#### [Exercise prompt]
Write every line out verbatim and omit the pictures.

#### [Recorded information]
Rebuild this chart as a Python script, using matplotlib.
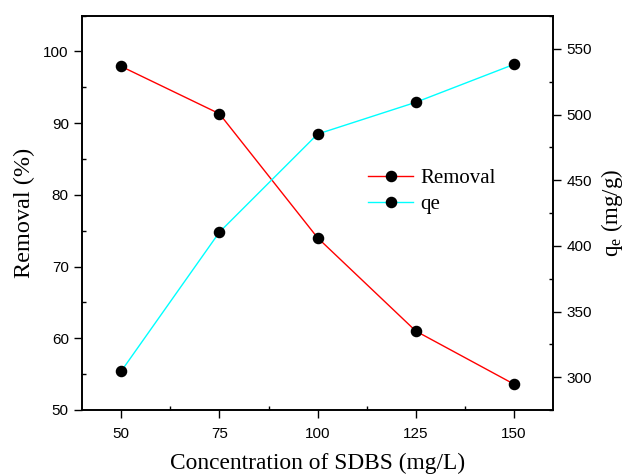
import matplotlib
matplotlib.use("Agg")
import matplotlib.pyplot as plt
from matplotlib.ticker import MultipleLocator

concentration = [50, 75, 100, 125, 150]
removal = [97.9, 91.3, 74.0, 61.0, 53.6]
qe = [304.6, 410.5, 485.2, 509.4, 538.3]

plt.rcParams['mathtext.fontset'] = 'custom'
plt.rcParams['mathtext.rm'] = 'Liberation Serif'
plt.rcParams['mathtext.it'] = 'Liberation Serif:italic'

fig = plt.figure(figsize=(6.24, 4.76), dpi=100)
ax = fig.add_axes([0.1314, 0.1387, 0.7553, 0.8287])
ax2 = ax.twinx()

l1, = ax.plot(concentration, removal, color='red', lw=1.0, marker='o', ms=7.3,
              mfc='black', mec='black', label='Removal')
l2, = ax2.plot(concentration, qe, color='cyan', lw=1.0, marker='o', ms=7.3,
               mfc='black', mec='black', label='qe')

ax.set_xlim(40, 160)
ax.set_ylim(50, 105)
ax2.set_ylim(275, 575.5)

ax.xaxis.set_major_locator(MultipleLocator(25))
ax.xaxis.set_minor_locator(MultipleLocator(12.5))
ax.yaxis.set_major_locator(MultipleLocator(10))
ax.yaxis.set_minor_locator(MultipleLocator(5))
ax2.yaxis.set_major_locator(MultipleLocator(50))
ax2.yaxis.set_minor_locator(MultipleLocator(25))

tickfont = 'Liberation Sans'
for a in (ax, ax2):
    a.tick_params(which='major', direction='out', length=5.5, width=1, labelsize=11, pad=4)
    a.tick_params(which='minor', direction='in', length=3, width=1)
    for lab in a.get_xticklabels() + a.get_yticklabels():
        lab.set_fontfamily(tickfont)
    for s in a.spines.values():
        s.set_linewidth(1.2)
ax.tick_params(axis='x', which='major', pad=6.5)
ax.tick_params(axis='x', which='both', top=False)
ax2.tick_params(axis='x', which='both', top=False)
ax.set_xlim(40, 160)

ax.set_xlabel('Concentration of SDBS (mg/L)', fontfamily='Liberation Serif', fontsize=16.8, labelpad=9)
ax.set_ylabel('Removal (%)', fontfamily='Liberation Serif', fontsize=17.5, labelpad=6)
ax2.set_ylabel(r'q$_{\mathrm{e}}$ (mg/g)', fontfamily='Liberation Serif', fontsize=16.5, labelpad=5)

leg = ax.legend(handles=[l1, l2], loc='upper left', bbox_to_anchor=(0.568, 0.66),
                frameon=False, prop={'family': 'Liberation Serif', 'size': 15},
                handlelength=2.16, handletextpad=0.32, labelspacing=0.33,
                borderaxespad=0.5)

fig.savefig('out.png', dpi=100)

#### [Correct result]
Rebuild this chart as a Python script, using matplotlib.
import matplotlib
matplotlib.use("Agg")
import matplotlib.pyplot as plt
from matplotlib.ticker import MultipleLocator

concentration = [50, 75, 100, 125, 150]
removal = [97.9, 91.3, 74.0, 61.0, 53.6]
qe = [304.6, 410.5, 485.2, 509.4, 538.3]

plt.rcParams['mathtext.fontset'] = 'custom'
plt.rcParams['mathtext.rm'] = 'Liberation Serif'
plt.rcParams['mathtext.it'] = 'Liberation Serif:italic'

fig = plt.figure(figsize=(6.24, 4.76), dpi=100)
ax = fig.add_axes([0.1314, 0.1387, 0.7553, 0.8287])
ax2 = ax.twinx()

l1, = ax.plot(concentration, removal, color='red', lw=1.0, marker='o', ms=7.3,
              mfc='black', mec='black', label='Removal')
l2, = ax2.plot(concentration, qe, color='cyan', lw=1.0, marker='o', ms=7.3,
               mfc='black', mec='black', label='qe')

ax.set_xlim(40, 160)
ax.set_ylim(50, 105)
ax2.set_ylim(275, 575.5)

ax.xaxis.set_major_locator(MultipleLocator(25))
ax.xaxis.set_minor_locator(MultipleLocator(12.5))
ax.yaxis.set_major_locator(MultipleLocator(10))
ax.yaxis.set_minor_locator(MultipleLocator(5))
ax2.yaxis.set_major_locator(MultipleLocator(50))
ax2.yaxis.set_minor_locator(MultipleLocator(25))

tickfont = 'Liberation Sans'
for a in (ax, ax2):
    a.tick_params(which='major', direction='out', length=5.5, width=1, labelsize=11, pad=4)
    a.tick_params(which='minor', direction='in', length=3, width=1)
    for lab in a.get_xticklabels() + a.get_yticklabels():
        lab.set_fontfamily(tickfont)
    for s in a.spines.values():
        s.set_linewidth(1.2)
ax.tick_params(axis='x', which='major', pad=6.5)
ax.tick_params(axis='x', which='both', top=False)
ax2.tick_params(axis='x', which='both', top=False)
ax.set_xlim(40, 160)

ax.set_xlabel('Concentration of SDBS (mg/L)', fontfamily='Liberation Serif', fontsize=16.8, labelpad=9)
ax.set_ylabel('Removal (%)', fontfamily='Liberation Serif', fontsize=17.5, labelpad=6)
ax2.set_ylabel(r'q$_{\mathrm{e}}$ (mg/g)', fontfamily='Liberation Serif', fontsize=16.5, labelpad=5)

leg = ax.legend(handles=[l1, l2], loc='upper left', bbox_to_anchor=(0.568, 0.66),
                frameon=False, prop={'family': 'Liberation Serif', 'size': 15},
                handlelength=2.16, handletextpad=0.32, labelspacing=0.33,
                borderaxespad=0.5)

fig.savefig('out.png', dpi=100)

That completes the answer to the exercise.